**Entries:**

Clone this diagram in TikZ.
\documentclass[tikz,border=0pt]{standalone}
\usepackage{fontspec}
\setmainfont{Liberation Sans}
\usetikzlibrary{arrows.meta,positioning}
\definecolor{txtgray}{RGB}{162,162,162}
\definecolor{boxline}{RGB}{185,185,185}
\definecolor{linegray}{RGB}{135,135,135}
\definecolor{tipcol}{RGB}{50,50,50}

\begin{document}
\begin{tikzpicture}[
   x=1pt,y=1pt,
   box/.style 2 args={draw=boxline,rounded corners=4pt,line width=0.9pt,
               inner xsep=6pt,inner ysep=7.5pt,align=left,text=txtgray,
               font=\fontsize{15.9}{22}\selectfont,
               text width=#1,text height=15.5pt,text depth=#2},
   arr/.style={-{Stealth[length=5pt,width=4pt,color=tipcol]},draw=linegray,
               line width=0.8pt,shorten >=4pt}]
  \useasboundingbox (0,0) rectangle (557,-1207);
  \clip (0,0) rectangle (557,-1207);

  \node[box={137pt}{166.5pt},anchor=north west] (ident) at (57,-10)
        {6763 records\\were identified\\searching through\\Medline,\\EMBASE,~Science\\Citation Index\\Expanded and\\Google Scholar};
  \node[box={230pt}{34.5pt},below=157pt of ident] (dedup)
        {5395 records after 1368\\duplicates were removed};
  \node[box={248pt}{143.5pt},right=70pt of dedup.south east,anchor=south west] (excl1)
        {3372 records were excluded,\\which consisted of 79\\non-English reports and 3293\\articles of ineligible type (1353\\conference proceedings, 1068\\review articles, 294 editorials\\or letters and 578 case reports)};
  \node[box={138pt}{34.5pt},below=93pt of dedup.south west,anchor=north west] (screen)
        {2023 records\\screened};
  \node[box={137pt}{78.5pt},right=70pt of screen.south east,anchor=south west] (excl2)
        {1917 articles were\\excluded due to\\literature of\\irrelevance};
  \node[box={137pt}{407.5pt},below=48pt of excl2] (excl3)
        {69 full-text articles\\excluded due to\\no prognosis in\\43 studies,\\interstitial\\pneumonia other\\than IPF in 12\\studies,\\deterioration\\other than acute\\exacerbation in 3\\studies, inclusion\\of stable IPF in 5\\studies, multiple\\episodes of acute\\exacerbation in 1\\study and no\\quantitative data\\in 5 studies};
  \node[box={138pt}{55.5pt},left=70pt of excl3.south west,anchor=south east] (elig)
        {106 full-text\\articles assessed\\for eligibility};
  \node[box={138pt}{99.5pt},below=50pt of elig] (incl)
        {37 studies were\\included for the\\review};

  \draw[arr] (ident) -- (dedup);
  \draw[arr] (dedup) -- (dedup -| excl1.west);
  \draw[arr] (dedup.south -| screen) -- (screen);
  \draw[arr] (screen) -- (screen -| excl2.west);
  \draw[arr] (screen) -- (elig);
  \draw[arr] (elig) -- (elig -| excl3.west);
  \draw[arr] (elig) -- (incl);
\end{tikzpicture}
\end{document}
* * *
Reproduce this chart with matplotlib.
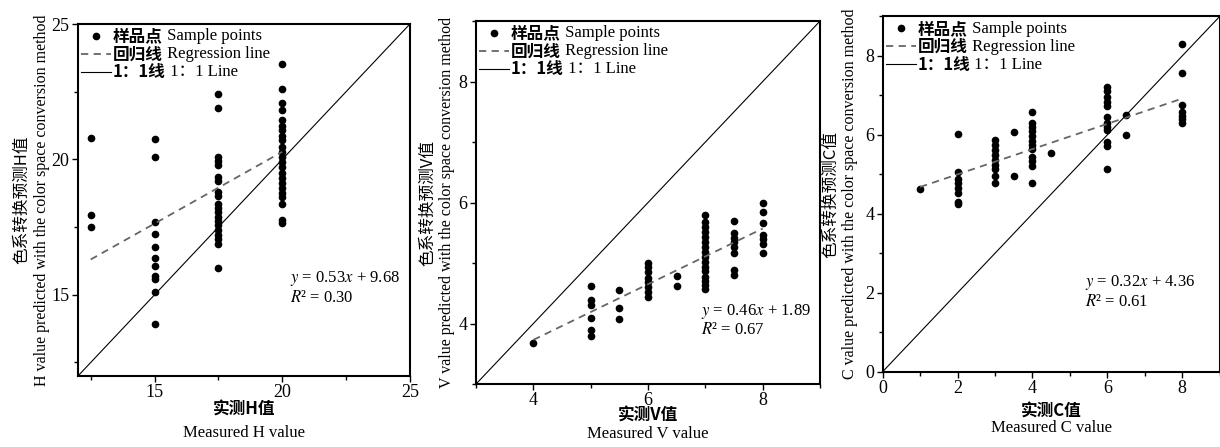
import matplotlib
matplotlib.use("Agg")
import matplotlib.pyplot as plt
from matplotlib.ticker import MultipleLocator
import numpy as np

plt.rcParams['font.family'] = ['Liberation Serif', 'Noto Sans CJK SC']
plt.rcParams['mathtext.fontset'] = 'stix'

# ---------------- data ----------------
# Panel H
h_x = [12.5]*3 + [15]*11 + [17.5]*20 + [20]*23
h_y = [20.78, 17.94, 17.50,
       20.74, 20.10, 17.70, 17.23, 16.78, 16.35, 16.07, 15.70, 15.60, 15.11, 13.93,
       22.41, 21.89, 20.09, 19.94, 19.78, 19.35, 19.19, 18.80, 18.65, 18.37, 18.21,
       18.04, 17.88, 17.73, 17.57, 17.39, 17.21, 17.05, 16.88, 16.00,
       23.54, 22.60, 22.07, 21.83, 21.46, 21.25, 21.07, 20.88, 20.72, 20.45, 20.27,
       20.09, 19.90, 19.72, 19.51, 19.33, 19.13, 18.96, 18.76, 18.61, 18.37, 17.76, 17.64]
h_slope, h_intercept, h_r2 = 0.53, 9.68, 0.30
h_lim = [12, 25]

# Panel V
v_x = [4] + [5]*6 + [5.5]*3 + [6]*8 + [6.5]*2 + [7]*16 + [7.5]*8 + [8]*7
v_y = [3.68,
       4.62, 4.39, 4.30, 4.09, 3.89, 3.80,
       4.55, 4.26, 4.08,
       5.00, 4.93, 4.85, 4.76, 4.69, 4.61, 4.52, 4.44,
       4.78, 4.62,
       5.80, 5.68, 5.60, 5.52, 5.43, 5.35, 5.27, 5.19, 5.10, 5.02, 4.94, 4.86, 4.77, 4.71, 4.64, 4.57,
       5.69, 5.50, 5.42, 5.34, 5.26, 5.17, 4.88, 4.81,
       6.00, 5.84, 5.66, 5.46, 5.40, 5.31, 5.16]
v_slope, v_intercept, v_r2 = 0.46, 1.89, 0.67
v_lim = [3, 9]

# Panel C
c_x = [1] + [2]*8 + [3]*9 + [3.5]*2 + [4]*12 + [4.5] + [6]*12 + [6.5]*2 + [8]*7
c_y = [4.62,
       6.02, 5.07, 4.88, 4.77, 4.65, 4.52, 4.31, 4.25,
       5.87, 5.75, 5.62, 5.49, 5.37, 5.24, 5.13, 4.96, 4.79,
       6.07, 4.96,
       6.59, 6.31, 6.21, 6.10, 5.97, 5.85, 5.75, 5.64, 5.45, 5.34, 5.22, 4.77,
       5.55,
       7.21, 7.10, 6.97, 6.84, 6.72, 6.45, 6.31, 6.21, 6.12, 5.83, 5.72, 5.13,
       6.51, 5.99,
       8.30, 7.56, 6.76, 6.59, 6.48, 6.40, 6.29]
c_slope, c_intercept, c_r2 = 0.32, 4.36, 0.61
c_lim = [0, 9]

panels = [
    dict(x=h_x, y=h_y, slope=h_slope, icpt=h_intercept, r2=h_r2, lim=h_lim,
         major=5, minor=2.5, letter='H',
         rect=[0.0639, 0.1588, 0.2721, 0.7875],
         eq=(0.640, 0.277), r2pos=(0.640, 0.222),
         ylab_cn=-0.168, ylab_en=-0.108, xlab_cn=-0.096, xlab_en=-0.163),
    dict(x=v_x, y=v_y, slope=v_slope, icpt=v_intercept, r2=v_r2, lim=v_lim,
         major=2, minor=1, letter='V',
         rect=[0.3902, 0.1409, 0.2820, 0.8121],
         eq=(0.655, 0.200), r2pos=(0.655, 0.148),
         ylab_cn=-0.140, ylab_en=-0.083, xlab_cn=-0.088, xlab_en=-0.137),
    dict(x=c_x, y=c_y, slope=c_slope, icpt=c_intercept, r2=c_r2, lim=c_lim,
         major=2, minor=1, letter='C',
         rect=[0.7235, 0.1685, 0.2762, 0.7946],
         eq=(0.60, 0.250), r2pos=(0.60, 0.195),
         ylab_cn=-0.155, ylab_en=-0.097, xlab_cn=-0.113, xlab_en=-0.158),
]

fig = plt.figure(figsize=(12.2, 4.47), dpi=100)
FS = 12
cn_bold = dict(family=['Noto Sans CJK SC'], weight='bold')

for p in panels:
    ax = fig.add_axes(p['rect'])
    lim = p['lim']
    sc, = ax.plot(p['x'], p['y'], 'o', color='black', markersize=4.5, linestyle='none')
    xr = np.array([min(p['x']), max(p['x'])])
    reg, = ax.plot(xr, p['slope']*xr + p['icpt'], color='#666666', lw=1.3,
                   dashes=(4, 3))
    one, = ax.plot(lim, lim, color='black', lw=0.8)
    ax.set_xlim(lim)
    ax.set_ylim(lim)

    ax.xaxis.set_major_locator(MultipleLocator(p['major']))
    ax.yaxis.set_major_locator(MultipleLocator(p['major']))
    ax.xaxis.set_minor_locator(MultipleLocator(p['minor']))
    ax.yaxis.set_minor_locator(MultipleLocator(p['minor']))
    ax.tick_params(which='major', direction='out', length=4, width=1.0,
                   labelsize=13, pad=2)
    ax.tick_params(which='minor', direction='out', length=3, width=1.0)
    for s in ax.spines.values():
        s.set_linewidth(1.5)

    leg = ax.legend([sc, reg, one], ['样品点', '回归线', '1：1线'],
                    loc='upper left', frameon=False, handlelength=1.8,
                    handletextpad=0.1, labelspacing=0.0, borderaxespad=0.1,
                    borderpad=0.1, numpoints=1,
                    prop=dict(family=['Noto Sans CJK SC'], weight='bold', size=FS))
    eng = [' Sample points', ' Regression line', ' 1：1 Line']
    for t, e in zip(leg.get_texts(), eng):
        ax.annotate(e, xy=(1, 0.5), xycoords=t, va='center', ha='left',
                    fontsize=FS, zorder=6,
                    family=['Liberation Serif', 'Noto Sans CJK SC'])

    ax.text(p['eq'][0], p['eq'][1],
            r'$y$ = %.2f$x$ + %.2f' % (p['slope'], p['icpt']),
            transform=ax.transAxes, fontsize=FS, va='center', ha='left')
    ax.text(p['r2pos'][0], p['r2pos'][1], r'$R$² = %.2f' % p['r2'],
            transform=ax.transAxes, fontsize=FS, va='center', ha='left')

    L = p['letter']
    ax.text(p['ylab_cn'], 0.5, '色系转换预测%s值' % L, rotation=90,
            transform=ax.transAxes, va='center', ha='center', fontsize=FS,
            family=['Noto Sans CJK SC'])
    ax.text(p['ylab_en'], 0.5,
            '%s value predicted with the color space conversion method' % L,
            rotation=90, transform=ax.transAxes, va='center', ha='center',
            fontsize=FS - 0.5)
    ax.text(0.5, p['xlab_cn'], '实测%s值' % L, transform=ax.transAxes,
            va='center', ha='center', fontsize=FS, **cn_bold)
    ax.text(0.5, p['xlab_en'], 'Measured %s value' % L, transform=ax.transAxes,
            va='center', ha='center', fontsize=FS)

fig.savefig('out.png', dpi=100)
* * *
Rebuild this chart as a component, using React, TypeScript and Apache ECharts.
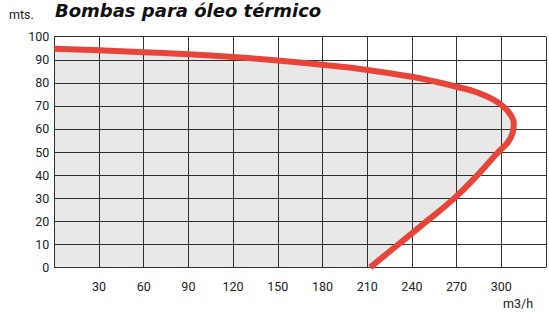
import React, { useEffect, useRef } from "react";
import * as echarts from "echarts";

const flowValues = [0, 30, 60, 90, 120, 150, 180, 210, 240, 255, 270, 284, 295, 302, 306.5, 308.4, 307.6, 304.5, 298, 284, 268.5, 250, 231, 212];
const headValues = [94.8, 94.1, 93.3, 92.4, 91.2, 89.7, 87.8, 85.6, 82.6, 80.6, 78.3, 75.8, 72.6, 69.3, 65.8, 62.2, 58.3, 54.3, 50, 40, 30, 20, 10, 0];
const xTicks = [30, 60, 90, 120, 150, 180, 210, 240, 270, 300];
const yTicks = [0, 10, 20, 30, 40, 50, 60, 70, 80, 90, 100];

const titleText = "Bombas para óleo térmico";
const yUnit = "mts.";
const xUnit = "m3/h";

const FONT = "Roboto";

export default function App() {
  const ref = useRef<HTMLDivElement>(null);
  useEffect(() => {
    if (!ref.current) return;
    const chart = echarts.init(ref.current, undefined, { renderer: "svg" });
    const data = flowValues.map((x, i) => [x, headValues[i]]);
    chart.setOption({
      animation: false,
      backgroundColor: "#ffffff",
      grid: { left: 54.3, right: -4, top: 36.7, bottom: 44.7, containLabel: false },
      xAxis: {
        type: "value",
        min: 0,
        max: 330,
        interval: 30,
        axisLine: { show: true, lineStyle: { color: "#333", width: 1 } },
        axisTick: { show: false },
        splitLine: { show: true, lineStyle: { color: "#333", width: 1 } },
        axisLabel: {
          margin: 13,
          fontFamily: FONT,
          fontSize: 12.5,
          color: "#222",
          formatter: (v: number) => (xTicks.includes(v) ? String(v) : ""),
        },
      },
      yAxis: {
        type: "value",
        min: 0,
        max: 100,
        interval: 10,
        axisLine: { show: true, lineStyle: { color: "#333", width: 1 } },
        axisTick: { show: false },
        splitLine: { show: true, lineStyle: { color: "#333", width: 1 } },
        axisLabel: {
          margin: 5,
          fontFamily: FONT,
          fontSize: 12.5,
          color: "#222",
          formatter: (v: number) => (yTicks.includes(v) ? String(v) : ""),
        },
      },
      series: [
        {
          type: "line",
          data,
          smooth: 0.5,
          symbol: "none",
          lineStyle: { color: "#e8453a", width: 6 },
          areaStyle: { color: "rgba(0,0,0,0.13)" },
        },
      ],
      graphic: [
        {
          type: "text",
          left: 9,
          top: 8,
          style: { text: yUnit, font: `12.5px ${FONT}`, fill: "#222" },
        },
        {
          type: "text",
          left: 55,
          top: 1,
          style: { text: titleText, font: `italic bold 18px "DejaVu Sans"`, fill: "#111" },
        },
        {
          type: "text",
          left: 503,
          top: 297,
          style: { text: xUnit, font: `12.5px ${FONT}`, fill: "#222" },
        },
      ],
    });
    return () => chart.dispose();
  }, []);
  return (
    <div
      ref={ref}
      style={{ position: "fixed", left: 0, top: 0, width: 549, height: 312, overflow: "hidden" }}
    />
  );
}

**Exercise objective:** Your job is to reproduce the lines from the one with "Reproduce this chart with matplotlib." through the one with "h_lim = [12, 25]", both kept, exactly as they are. Leave out the pictures.

**Response:**
Reproduce this chart with matplotlib.
import matplotlib
matplotlib.use("Agg")
import matplotlib.pyplot as plt
from matplotlib.ticker import MultipleLocator
import numpy as np

plt.rcParams['font.family'] = ['Liberation Serif', 'Noto Sans CJK SC']
plt.rcParams['mathtext.fontset'] = 'stix'

# ---------------- data ----------------
# Panel H
h_x = [12.5]*3 + [15]*11 + [17.5]*20 + [20]*23
h_y = [20.78, 17.94, 17.50,
       20.74, 20.10, 17.70, 17.23, 16.78, 16.35, 16.07, 15.70, 15.60, 15.11, 13.93,
       22.41, 21.89, 20.09, 19.94, 19.78, 19.35, 19.19, 18.80, 18.65, 18.37, 18.21,
       18.04, 17.88, 17.73, 17.57, 17.39, 17.21, 17.05, 16.88, 16.00,
       23.54, 22.60, 22.07, 21.83, 21.46, 21.25, 21.07, 20.88, 20.72, 20.45, 20.27,
       20.09, 19.90, 19.72, 19.51, 19.33, 19.13, 18.96, 18.76, 18.61, 18.37, 17.76, 17.64]
h_slope, h_intercept, h_r2 = 0.53, 9.68, 0.30
h_lim = [12, 25]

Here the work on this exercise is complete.